* What needs to be done
From the listing below, copy only the lines running from the line that contains "What matplotlib code" to the line that contains "from matplotlib.ticker import", both included.

* Information supplied
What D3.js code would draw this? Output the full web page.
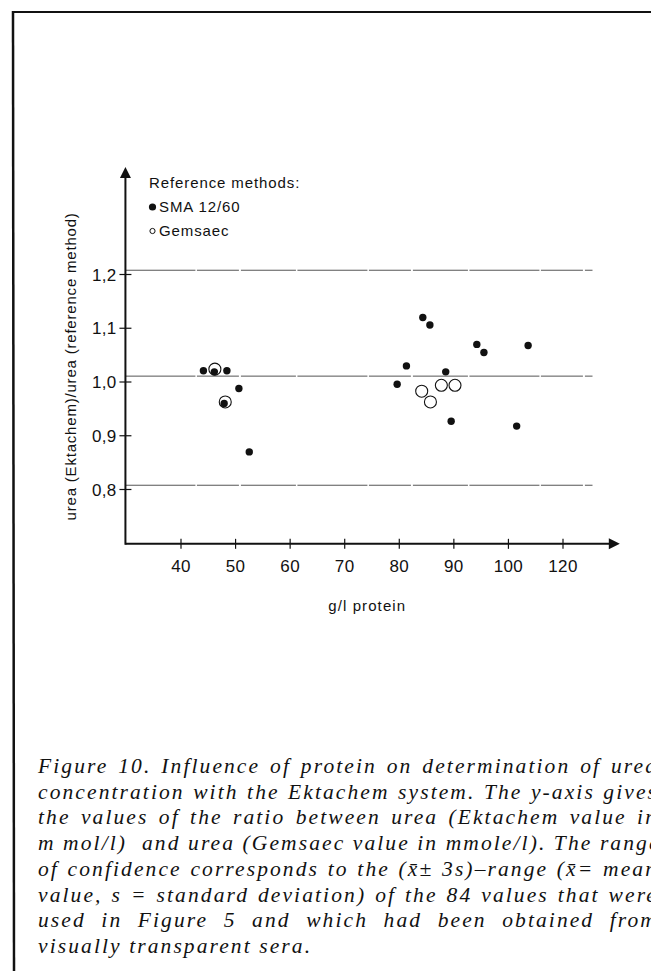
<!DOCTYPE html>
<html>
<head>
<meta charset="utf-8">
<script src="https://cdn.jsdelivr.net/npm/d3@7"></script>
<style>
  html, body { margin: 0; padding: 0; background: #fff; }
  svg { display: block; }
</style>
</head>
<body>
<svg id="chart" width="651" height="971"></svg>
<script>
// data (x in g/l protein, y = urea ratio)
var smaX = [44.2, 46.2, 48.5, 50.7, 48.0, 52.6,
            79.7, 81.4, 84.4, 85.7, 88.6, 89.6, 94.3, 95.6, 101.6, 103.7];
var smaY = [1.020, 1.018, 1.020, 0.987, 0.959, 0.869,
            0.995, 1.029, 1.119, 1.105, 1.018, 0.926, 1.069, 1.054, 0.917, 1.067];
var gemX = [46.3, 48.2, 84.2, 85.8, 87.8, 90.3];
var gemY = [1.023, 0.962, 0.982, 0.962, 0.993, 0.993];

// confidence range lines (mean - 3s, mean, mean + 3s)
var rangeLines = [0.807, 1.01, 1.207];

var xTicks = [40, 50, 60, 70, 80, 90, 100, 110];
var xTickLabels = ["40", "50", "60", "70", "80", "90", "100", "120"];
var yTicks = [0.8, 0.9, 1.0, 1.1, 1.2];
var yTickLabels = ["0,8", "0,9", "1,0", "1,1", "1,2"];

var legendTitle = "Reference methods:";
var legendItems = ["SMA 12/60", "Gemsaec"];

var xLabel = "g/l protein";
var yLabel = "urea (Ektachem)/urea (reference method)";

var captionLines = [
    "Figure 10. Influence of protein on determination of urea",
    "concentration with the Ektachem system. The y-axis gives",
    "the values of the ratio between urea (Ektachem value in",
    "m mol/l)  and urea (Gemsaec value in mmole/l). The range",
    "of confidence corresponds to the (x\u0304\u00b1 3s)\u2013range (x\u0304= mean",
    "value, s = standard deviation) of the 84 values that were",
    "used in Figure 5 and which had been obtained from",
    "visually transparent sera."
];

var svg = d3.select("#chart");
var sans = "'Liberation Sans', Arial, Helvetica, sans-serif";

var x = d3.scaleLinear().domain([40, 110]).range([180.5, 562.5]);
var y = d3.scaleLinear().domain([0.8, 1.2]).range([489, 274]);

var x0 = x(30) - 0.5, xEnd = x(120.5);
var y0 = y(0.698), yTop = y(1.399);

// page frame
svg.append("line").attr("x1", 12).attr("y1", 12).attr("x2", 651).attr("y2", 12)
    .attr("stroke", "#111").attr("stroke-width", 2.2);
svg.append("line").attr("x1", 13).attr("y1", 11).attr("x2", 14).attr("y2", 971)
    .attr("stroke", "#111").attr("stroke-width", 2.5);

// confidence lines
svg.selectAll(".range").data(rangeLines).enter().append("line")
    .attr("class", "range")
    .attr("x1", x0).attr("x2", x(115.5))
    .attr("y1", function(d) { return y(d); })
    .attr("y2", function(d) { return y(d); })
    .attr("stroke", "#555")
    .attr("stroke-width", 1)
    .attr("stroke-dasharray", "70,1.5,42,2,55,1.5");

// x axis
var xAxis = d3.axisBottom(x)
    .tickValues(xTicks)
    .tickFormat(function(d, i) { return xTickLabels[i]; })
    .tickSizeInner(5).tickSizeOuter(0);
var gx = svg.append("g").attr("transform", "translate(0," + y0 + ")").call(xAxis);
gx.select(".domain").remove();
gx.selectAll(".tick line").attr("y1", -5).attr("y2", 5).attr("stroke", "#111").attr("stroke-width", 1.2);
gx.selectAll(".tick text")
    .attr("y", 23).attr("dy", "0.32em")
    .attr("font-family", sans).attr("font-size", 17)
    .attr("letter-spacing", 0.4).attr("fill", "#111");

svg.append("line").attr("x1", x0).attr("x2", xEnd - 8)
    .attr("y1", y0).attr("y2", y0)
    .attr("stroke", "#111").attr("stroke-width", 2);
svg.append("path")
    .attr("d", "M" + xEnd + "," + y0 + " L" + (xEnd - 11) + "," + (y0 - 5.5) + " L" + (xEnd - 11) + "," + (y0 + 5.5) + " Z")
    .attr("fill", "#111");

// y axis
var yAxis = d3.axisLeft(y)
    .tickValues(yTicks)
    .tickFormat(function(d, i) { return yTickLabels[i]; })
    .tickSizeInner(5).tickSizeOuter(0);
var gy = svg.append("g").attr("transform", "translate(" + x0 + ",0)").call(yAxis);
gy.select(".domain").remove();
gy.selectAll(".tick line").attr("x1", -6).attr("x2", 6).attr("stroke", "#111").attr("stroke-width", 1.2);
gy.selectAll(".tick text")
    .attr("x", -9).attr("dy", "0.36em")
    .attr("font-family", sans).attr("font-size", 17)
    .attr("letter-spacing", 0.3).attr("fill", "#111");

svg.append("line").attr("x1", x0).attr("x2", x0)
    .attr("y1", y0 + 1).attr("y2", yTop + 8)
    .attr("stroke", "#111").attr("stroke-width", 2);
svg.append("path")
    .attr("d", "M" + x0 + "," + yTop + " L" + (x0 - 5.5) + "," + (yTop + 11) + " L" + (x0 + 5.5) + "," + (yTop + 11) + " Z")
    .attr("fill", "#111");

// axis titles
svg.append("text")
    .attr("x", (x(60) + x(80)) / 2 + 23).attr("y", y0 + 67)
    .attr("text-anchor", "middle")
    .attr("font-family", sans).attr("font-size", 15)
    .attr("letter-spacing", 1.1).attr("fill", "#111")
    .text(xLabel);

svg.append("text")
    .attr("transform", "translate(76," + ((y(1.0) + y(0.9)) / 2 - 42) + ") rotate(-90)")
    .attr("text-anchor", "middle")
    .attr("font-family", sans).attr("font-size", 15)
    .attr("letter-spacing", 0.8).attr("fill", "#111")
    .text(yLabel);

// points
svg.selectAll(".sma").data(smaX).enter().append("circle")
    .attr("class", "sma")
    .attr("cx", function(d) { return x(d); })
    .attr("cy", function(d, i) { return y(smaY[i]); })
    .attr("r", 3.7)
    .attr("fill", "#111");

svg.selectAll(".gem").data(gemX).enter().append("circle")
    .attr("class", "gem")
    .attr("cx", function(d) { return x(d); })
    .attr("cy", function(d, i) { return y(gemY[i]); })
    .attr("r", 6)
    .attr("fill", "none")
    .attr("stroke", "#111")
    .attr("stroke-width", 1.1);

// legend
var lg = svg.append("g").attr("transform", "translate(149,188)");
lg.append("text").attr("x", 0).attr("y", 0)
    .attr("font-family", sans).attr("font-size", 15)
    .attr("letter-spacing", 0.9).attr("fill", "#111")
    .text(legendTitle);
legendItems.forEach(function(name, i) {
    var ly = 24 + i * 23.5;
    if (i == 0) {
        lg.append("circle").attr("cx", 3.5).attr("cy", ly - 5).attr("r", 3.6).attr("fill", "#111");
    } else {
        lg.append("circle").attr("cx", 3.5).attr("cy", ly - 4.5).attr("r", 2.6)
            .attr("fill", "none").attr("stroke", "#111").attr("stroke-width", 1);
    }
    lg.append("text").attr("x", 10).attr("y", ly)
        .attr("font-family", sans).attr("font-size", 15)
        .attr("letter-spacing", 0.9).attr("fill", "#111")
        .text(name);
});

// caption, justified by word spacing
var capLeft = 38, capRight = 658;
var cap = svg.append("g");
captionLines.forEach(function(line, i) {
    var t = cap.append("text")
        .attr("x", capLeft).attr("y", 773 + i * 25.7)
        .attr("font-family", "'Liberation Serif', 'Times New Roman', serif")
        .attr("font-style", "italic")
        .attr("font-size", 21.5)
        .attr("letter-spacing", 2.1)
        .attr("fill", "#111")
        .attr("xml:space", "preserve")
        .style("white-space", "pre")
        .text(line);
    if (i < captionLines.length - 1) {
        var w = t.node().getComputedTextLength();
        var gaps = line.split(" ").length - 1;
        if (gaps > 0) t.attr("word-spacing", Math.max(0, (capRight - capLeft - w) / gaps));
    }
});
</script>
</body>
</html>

...

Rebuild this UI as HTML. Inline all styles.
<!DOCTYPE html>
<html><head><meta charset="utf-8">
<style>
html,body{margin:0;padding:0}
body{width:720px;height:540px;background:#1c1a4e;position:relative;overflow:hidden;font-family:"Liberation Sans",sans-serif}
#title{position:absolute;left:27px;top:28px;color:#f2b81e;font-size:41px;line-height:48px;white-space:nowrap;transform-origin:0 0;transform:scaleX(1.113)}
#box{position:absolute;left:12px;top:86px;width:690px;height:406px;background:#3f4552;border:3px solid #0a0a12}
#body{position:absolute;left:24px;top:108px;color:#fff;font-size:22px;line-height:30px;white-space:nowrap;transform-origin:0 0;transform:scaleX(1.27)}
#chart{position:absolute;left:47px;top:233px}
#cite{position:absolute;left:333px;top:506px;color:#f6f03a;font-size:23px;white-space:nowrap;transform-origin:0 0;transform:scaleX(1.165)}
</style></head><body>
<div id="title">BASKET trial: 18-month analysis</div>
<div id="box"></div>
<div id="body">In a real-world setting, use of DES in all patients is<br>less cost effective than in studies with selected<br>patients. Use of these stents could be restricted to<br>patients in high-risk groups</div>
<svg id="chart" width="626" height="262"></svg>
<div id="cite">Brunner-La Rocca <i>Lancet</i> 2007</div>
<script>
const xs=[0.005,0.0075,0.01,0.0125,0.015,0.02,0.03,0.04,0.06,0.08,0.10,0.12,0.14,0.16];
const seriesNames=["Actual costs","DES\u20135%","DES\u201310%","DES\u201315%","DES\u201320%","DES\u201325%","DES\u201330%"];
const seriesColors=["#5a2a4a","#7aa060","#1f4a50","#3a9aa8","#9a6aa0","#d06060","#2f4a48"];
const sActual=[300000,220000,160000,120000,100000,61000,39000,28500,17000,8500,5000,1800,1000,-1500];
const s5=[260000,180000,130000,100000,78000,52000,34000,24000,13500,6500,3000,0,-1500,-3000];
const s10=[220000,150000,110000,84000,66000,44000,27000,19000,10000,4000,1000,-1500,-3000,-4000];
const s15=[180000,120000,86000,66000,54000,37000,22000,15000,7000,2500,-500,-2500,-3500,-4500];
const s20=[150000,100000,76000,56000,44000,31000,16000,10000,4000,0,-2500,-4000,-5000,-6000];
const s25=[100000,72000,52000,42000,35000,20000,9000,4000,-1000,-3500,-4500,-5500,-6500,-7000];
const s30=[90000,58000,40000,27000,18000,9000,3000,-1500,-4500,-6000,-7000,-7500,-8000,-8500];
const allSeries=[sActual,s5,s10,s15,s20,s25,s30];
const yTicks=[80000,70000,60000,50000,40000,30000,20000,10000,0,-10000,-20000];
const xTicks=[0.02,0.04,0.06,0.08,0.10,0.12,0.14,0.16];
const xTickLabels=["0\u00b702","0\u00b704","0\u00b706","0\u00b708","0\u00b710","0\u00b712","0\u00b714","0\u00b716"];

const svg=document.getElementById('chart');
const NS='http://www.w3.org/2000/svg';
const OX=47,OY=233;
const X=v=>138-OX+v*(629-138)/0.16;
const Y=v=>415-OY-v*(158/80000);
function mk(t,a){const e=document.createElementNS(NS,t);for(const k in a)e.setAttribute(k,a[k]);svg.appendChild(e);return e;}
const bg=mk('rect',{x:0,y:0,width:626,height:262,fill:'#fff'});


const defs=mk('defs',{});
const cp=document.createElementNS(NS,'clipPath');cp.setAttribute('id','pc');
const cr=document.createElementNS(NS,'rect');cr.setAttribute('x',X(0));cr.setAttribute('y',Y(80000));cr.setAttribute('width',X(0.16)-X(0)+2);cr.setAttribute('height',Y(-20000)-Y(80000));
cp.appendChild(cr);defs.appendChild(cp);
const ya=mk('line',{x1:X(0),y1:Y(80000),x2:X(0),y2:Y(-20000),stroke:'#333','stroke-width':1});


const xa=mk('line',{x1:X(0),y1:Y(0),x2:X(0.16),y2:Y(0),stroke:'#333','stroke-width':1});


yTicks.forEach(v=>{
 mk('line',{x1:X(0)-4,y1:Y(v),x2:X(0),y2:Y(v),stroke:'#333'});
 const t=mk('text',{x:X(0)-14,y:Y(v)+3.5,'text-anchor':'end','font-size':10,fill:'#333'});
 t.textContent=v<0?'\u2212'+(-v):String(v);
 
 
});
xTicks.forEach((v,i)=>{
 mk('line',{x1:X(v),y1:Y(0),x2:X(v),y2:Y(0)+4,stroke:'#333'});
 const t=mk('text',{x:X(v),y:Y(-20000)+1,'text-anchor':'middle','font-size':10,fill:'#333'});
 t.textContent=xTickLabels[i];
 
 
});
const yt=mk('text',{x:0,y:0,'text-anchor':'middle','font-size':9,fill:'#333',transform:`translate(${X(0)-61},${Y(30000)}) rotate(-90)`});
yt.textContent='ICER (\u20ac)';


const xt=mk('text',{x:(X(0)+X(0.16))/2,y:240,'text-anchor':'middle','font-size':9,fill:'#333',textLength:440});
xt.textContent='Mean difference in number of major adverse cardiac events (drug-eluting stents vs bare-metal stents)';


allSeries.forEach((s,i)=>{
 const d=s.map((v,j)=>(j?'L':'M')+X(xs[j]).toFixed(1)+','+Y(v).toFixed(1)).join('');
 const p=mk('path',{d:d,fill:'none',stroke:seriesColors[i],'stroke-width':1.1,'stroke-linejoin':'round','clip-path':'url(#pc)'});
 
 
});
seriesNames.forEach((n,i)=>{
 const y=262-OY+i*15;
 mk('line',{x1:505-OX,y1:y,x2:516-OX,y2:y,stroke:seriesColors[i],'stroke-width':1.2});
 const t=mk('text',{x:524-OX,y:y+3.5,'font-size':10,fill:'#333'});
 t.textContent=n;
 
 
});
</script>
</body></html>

* * *

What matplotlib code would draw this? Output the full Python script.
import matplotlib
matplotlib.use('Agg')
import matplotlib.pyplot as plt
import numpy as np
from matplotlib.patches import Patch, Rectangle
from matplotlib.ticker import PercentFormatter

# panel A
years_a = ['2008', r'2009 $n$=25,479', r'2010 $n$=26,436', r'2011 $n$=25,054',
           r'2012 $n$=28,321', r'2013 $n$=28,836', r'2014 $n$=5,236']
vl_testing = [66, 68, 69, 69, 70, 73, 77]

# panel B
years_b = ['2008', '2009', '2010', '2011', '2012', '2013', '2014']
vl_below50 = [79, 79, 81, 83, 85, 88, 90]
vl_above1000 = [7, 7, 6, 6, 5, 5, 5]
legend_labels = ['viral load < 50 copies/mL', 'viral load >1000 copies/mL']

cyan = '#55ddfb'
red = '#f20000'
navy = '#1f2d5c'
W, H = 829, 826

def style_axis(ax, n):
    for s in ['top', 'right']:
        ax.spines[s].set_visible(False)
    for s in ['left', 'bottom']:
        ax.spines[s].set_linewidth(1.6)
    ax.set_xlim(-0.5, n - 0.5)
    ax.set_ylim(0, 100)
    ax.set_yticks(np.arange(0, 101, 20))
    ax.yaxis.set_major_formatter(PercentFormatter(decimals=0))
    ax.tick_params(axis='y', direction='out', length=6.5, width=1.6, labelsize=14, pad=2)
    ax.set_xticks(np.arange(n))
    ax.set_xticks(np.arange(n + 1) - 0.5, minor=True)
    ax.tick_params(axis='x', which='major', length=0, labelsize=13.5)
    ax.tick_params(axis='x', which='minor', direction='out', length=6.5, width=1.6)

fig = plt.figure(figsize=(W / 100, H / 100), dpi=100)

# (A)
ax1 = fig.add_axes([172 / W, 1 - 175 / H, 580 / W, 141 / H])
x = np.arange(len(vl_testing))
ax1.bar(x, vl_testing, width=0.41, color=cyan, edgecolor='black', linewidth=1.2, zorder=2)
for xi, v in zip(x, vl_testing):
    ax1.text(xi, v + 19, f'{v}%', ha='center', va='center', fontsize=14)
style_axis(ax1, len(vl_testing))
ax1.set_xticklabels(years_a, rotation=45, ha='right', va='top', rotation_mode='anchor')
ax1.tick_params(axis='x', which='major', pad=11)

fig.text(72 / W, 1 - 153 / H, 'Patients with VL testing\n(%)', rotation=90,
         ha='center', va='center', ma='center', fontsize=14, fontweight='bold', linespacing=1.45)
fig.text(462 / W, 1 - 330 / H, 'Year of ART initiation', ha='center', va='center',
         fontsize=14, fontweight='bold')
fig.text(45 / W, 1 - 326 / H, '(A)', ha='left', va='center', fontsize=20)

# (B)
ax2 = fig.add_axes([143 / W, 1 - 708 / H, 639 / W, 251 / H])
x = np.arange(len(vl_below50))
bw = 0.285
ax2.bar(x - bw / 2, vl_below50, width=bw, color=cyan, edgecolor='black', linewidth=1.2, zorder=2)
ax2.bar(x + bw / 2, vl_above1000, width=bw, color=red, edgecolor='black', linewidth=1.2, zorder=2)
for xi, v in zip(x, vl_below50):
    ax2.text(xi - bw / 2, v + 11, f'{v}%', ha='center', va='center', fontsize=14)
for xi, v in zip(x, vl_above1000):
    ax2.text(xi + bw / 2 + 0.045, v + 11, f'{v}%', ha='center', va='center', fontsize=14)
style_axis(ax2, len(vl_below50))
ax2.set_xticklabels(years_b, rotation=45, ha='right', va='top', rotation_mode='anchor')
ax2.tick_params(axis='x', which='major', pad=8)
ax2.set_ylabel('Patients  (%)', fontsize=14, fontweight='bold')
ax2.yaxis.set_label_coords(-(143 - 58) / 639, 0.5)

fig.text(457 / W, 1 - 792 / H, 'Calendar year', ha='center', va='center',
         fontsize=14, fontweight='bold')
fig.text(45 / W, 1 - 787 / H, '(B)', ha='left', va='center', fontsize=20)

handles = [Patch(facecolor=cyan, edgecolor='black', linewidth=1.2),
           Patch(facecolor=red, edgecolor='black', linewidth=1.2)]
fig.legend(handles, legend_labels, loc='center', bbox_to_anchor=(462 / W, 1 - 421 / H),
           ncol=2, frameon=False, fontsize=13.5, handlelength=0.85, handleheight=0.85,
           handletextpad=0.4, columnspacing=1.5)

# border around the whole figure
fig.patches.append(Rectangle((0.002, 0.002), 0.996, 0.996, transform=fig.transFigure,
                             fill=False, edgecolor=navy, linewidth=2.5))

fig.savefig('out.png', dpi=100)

* Output of the task
What matplotlib code would draw this? Output the full Python script.
import matplotlib
matplotlib.use('Agg')
import matplotlib.pyplot as plt
import numpy as np
from matplotlib.patches import Patch, Rectangle
from matplotlib.ticker import PercentFormatter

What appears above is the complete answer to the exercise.